FRIDAY GRAPH: THE IMPACT OF MINIMUM WAGES ON YOUTH

This graph from a 1 July 2011 Wall Street Journal article tells a familiar story.

The article explains that:

This is a rotten summer for young Americans to find a job. The Department of Labor reported last week that a smaller share of 16-19 year-olds are working than at anytime since records began to be kept in 1948.

Only 24% of teens, one in four, have jobs, compared to 42% as recently as the summer of 2001. The nearby chart chronicles the teen employment percentage over time, including the notable plunge in the last decade. So instead of learning valuable job skills – getting out of bed before noon, showing up on time, being courteous to customers, operating a cash register or fork lift – millions of kids will spend the summer playing computer games or hanging out.

The lousy economic recovery explains much of this decline in teens working, and some is due to increases in teen summer school enrollment. Some is also cultural: Many parents don’t put the same demands on teens as they once did to get out and work.

However, there is more to the story:

But Congress has also contributed by passing one of the most ill-timed minimum wage increases in history. One of the first acts of the gone-but-not-forgotten Nancy Pelosi ascendancy was to raise the minimum wage in stages to $7.25 an hour in 2009 from $5.15 in 2007. Even liberals ought to understand that raising the cost of hiring the young and unskilled while employers are slashing payrolls is loopy economics.

As always, such minimum wage increases hit disadvantaged groups hardest:

Black teens have had the worst of it, with their unemployment rate rising to 41.6% in April from 29% in 2007, faster than almost any other group. A 2010 study by economists William Even of Miami University of Ohio and David Macpherson of Trinity University found that as a result of the $2.10 increase in minimum wage, “teen employment dropped by 6.9 percent… For the teen population with less than 12 years of education completed, teen employment dropped by 12.4 percent.” For teens priced out of the labor market, their wage fell to zero.

All this mirrors New Zealand’s experience in first increasing youth minimum wages and then abolishing them altogether.  It has been estimated that these moves have cost around 10,000 jobs for young people.

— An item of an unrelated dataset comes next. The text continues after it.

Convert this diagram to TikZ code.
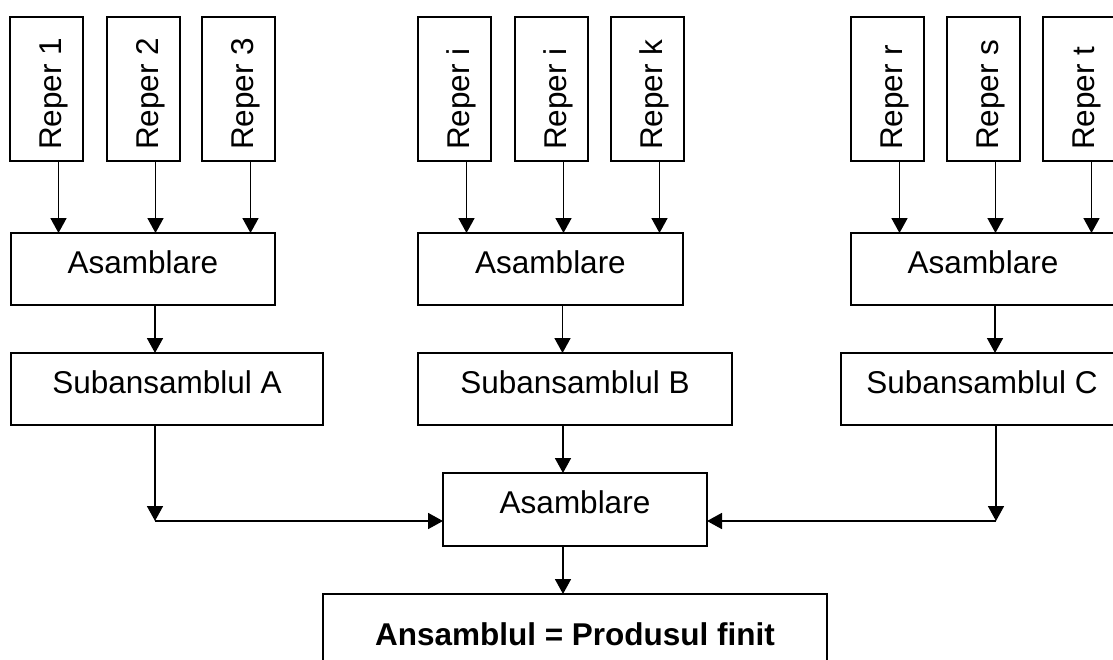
\documentclass[tikz,border=0pt]{standalone}
\usepackage{fontspec}
\setmainfont{Liberation Sans}
\usetikzlibrary{arrows.meta}
\begin{document}
\begin{tikzpicture}[x=1pt,y=-1pt,
  box/.style={draw=black,line width=1.6pt,rectangle,inner sep=0pt,outer sep=0pt,anchor=north west},
  lbl/.style={inner sep=0pt,anchor=base,font=\fontsize{31.5}{36}\selectfont},
  vlbl/.style={inner sep=0pt,anchor=base west,rotate=90,font=\fontsize{31.5}{36}\selectfont},
  arr/.style={draw=black,line width=1.7pt,-{Triangle[width=16pt,length=15pt]}}]
\useasboundingbox (0,0) rectangle (1113,659);
\clip (0,0) rectangle (1113,659);

% parts (reper boxes)
\foreach \n/\xl in {r1/10,r2/107,r3/202,r4/418,r5/515,r6/611,r7/851,r8/947,r9/1043}
  \node[box,minimum width=73pt,minimum height=144pt] (\n) at (\xl,17) {};
\node[vlbl] at (61,150) {Reper 1};
\node[vlbl] at (158,150) {Reper 2};
\node[vlbl] at (253,150) {Reper 3};
\node[vlbl] at (469,150) {Reper i};
\node[vlbl] at (566,150) {Reper i};
\node[vlbl] at (662,150) {Reper k};
\node[vlbl] at (902,150) {Reper r};
\node[vlbl] at (998,150) {Reper s};
\node[vlbl] at (1094,150) {Reper t};

% first assembly stage
\node[box,minimum width=264pt,minimum height=72pt] (a1) at (11,233) {};
\node[box,minimum width=265pt,minimum height=72pt] (a2) at (418,233) {};
\node[box,minimum width=264pt,minimum height=72pt] (a3) at (851,233) {};
\node[lbl] at (143,273) {Asamblare};
\node[lbl] at (550.5,273) {Asamblare};
\node[lbl] at (983,273) {Asamblare};

% subassemblies
\node[box,minimum width=312pt,minimum height=72pt] (s1) at (11,353) {};
\node[box,minimum width=314pt,minimum height=72pt] (s2) at (418,353) {};
\node[box,minimum width=282pt,minimum height=72pt] (s3) at (841,353) {};
\node[lbl] at (167,393) {Subansamblul A};
\node[lbl] at (575,393) {Subansamblul B};
\node[lbl] at (982,393) {Subansamblul C};

% final assembly and product
\node[box,minimum width=264pt,minimum height=73pt] (m) at (443,473) {};
\node[lbl] at (575,513) {Asamblare};
\node[box,minimum width=504pt,minimum height=110pt] (fin) at (323,594) {};
\node[lbl,font=\fontsize{31.5}{36}\selectfont\bfseries] at (575,645) {Ansamblul = Produsul finit};

% connectors
\foreach \r/\a in {r1/a1,r2/a1,r3/a1,r4/a2,r5/a2,r6/a2,r7/a3,r8/a3,r9/a3}
  \draw[arr] ([xshift=12pt]\r.south) -- ([xshift=12pt]\r.south |- \a.north);
\foreach \a/\s in {a1/s1,a2/s2,a3/s3}
  \draw[arr] ([xshift=12pt]\a.south) -- ([xshift=12pt]\a.south |- \s.north);

\coordinate (cA) at (155,521);
\coordinate (cC) at (996,521);
\draw[arr] (s1.south -| cA) -- (cA);
\draw[arr] (cA) -- (cA -| m.west);
\draw[arr] (s3.south -| cC) -- (cC);
\draw[arr] (cC) -- (cC -| m.east);
\draw[arr] ([xshift=-12pt]s2.south) -- ([xshift=-12pt]s2.south |- m.north);
\draw[arr] ([xshift=-12pt]m.south) -- ([xshift=-12pt]m.south |- fin.north);
\end{tikzpicture}
\end{document}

Note too that the current US minimum wage is US$7.25 an hour or under NZ$9.00.  Our current minimum wage is $13.00 an hour, a ludicrous level for a country that is far less wealthy than the United States.

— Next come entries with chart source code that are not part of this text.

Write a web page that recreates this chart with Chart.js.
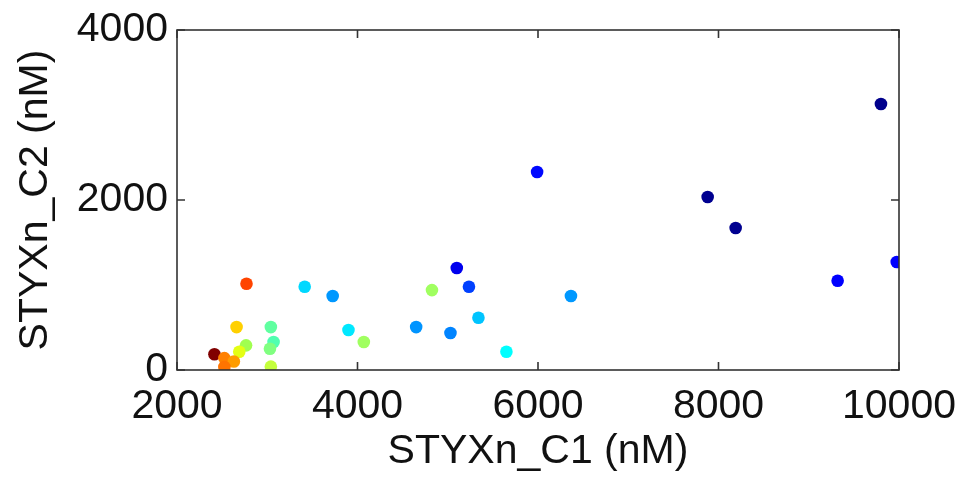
<!DOCTYPE html>
<html>
<head>
<meta charset="utf-8">
<script src="https://cdn.jsdelivr.net/npm/chart.js@4"></script>
<style>
  html, body { margin: 0; padding: 0; background: #ffffff; }
  #wrap { width: 966px; height: 480px; }
</style>
</head>
<body>
<div id="wrap"><canvas id="c" width="966" height="480"></canvas></div>
<script>
// Data
const c1Values = [9800, 5990, 7880, 8190, 9320, 9975, 5100, 5235, 4825, 6365, 5340, 4650, 5030, 5650,
                  2770, 3415, 3725, 2660, 3040, 3900, 3070, 4070, 2765, 3030, 2690, 2415, 2525, 2630, 2525, 3040];
const c2Values = [3130, 2330, 2035, 1670, 1050, 1270, 1200, 980, 940, 870, 615, 505, 435, 215,
                  1015, 980, 870, 505, 505, 470, 330, 330, 290, 250, 215, 185, 140, 100, 35, 40];
const pointColors = ['#00008C', '#0008FF', '#000090', '#000090', '#0000FF', '#0000FF', '#0000EE', '#0040FF',
                     '#A0FF60', '#0098FF', '#00C4FF', '#0094FF', '#0084FF', '#00FFFF',
                     '#FF4400', '#00D8FF', '#0098FF', '#FFD000', '#60FFA0', '#00E8FF', '#50FFB0', '#A0FF60',
                     '#A0FF50', '#80FF80', '#E4FF14', '#800000', '#FF8000', '#FF9C00', '#FF7400', '#C4FF3C'];
const xTickValues = [2000, 4000, 6000, 8000, 10000];
const yTickValues = [0, 2000, 4000];
const xTitle = 'STYXn_C1 (nM)';
const yTitle = 'STYXn_C2 (nM)';

const points = c1Values.map((v, i) => ({ x: v, y: c2Values[i] }));

const FONT = 'Liberation Sans, Arial, sans-serif';

const framePlugin = {
  id: 'frame',
  afterDatasetsDraw(chart) {
    const { ctx, chartArea: a, scales } = chart;
    ctx.save();
    ctx.strokeStyle = '#333333';
    ctx.lineWidth = 1.6;
    ctx.strokeRect(a.left, a.top, a.right - a.left, a.bottom - a.top);
    const L = 8;
    ctx.beginPath();
    xTickValues.forEach(v => {
      const px = scales.x.getPixelForValue(v);
      ctx.moveTo(px, a.bottom); ctx.lineTo(px, a.bottom - L);
      ctx.moveTo(px, a.top); ctx.lineTo(px, a.top + L);
    });
    yTickValues.forEach(v => {
      const py = scales.y.getPixelForValue(v);
      ctx.moveTo(a.left, py); ctx.lineTo(a.left + L, py);
      ctx.moveTo(a.right, py); ctx.lineTo(a.right - L, py);
    });
    ctx.stroke();
    ctx.restore();
  }
};

new Chart(document.getElementById('c'), {
  type: 'scatter',
  data: {
    datasets: [{
      data: points,
      pointRadius: 6.3,
      pointHoverRadius: 6.3,
      pointBorderWidth: 0,
      pointBackgroundColor: pointColors,
      pointBorderColor: pointColors
    }]
  },
  options: {
    responsive: false,
    animation: false,
    events: [],
    layout: { padding: { left: 0, top: 30, right: 67, bottom: 0 } },
    plugins: { legend: { display: false }, tooltip: { enabled: false } },
    scales: {
      x: {
        type: 'linear',
        min: 2000, max: 10000,
        afterBuildTicks(scale) { scale.ticks = xTickValues.map(v => ({ value: v })); },
        afterFit(scale) { scale.height = 110; scale.paddingLeft = 0; scale.paddingRight = 0; },
        grid: { display: false, drawTicks: false, tickLength: 0 },
        border: { display: false },
        ticks: { font: { family: FONT, size: 41 }, color: '#111111', padding: 12, maxRotation: 0, autoSkip: false,
                 callback: v => String(v) },
        title: { display: true, text: xTitle, font: { family: FONT, size: 41 }, color: '#111111',
                 padding: { top: 0, bottom: 4 } }
      },
      y: {
        type: 'linear',
        min: 0, max: 4000,
        afterBuildTicks(scale) { scale.ticks = yTickValues.map(v => ({ value: v })); },
        afterFit(scale) { scale.width = 177; scale.paddingTop = 0; scale.paddingBottom = 0; },
        grid: { display: false, drawTicks: false, tickLength: 0 },
        border: { display: false },
        ticks: { font: { family: FONT, size: 41 }, color: '#111111', padding: 9, autoSkip: false,
                 callback: v => String(v) },
        title: { display: true, text: yTitle, font: { family: FONT, size: 41 }, color: '#111111',
                 padding: { top: 11, bottom: 0 } }
      }
    }
  },
  plugins: [framePlugin]
});
</script>
</body>
</html>
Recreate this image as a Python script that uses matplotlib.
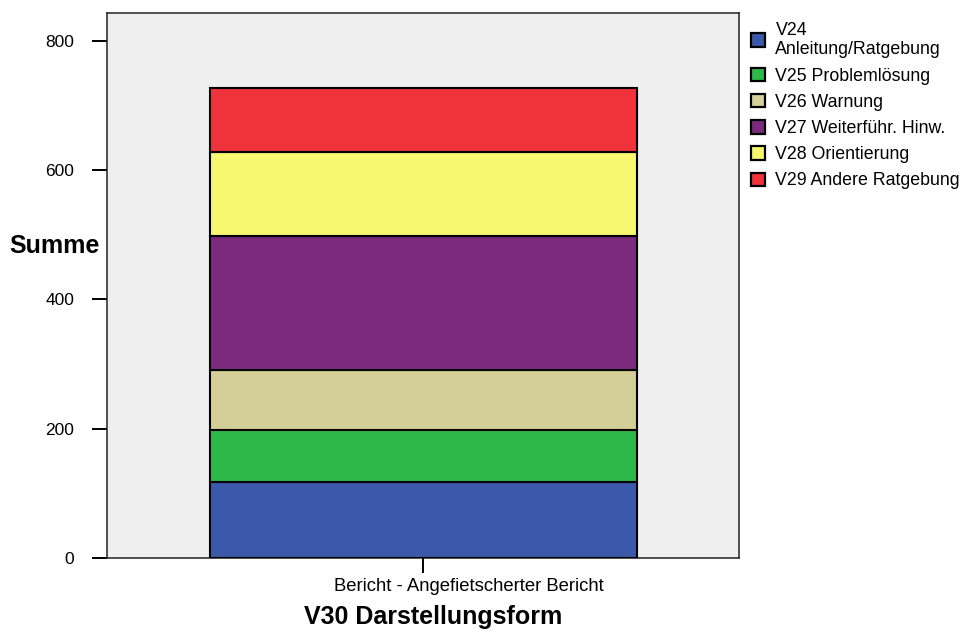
import matplotlib.pyplot as plt
import matplotlib.transforms as mtrans
from matplotlib.patches import Patch

plt.rcParams['font.family'] = ['Liberation Sans', 'DejaVu Sans']

category = ["Bericht - Angefietscherter Bericht"]
series = ["V24\nAnleitung/Ratgebung", "V25 Problemlösung", "V26 Warnung",
          "V27 Weiterführ. Hinw.", "V28 Orientierung", "V29 Andere Ratgebung"]
values = [118, 80, 93, 207, 130, 99]
colors = ["#3C58A8", "#2EB84A", "#D4CF98", "#7B2A7C", "#F8F870", "#F0323A"]
yticks = [0, 200, 400, 600, 800]

fig = plt.figure(figsize=(9.68, 6.33), dpi=100)
ax = fig.add_axes([0.1105, 0.1185, 0.6529, 0.861])
ax.set_facecolor("#EFEFEF")

bottom = 0
for val, col in zip(values, colors):
    ax.bar(0, val, width=1.0, bottom=bottom, color=col, edgecolor="black",
           linewidth=1.5, zorder=3)
    bottom += val

ax.set_xlim(-0.741, 0.739)
ax.set_ylim(0, 843)
ax.set_yticks(yticks)
ax.set_yticklabels([str(t) for t in yticks], fontsize=12.5)
ax.set_xticks([0])
ax.set_xticklabels(category, fontsize=13.3)
ax.tick_params(axis='both', length=10.5, width=1.4, color="black")
ax.tick_params(axis='y', pad=13)
ax.tick_params(axis='x', pad=4)

# the category label sits a bit right of its tick in the original
shift = mtrans.ScaledTranslation(0.45, 0, fig.dpi_scale_trans)
for lbl in ax.get_xticklabels():
    lbl.set_transform(lbl.get_transform() + shift)

for s in ax.spines.values():
    s.set_color("#222222")
    s.set_linewidth(1.1)

fig.text(0.010, 1 - 246 / 633, "Summe", fontsize=18, fontweight="bold",
         ha="left", va="center")
fig.text(433 / 968, 1 - 617 / 633, "V30 Darstellungsform", fontsize=18,
         fontweight="bold", ha="center", va="center")

handles = [Patch(facecolor=c, edgecolor="black", linewidth=1.6) for c in colors]
fig.legend(handles, series, loc="upper left", bbox_to_anchor=(0.768, 0.977),
           frameon=False, fontsize=12.8, handlelength=0.8, handleheight=0.8,
           handletextpad=0.6, labelspacing=0.52, borderaxespad=0)

fig.savefig("out.png", dpi=100)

Why former Green MP Sue Bradford has not been pilloried for her ignorance or wilful blindness about the impact of abolishing youth rates, and why the government has not moved to reinstate them, is impossible to fathom.

6 thoughts on “FRIDAY GRAPH: THE IMPACT OF MINIMUM WAGES ON YOUTH

  1. In response to the last paragraph, note that on at least 3 occasions over the past 2 years the Libertarianz Party has attacked NZ governments for imposing laws guaranteed to increase unemployment among the lesser-skilled:

    http://www.libertarianz.org.nz/minimum-wage-rise-designed-to-keep-low-skilled-workers-in-their-place-2/
    http://www.libertarianz.org.nz/abolish-the-minimum-wage/
    http://www.libertarianz.org.nz/nats-bottle-out-on-minimum-wage/

  2. Well come on, unemployment in the US is high because of a financial crisis cause by “Take more risk” types. What is the point of this graph in that context? Would business leaders suddenly hire youths if the minimum wage was dropped? No, they would sit on cash because they see no demand. Come on, tackle the big issue before these peripheral talking points.

  3. So this massive drop is overseen by Bush presidency, preceded by a rise during a Clinton presidency. Well we know democrats are good keynesians and have better balanced budgets in good times followed by the war-mongering Bush jr. Lets get serious, do you really suggest Pelosi had a part in this in 2009 with the crisis underway? Hayekians really dont care about the real world do they?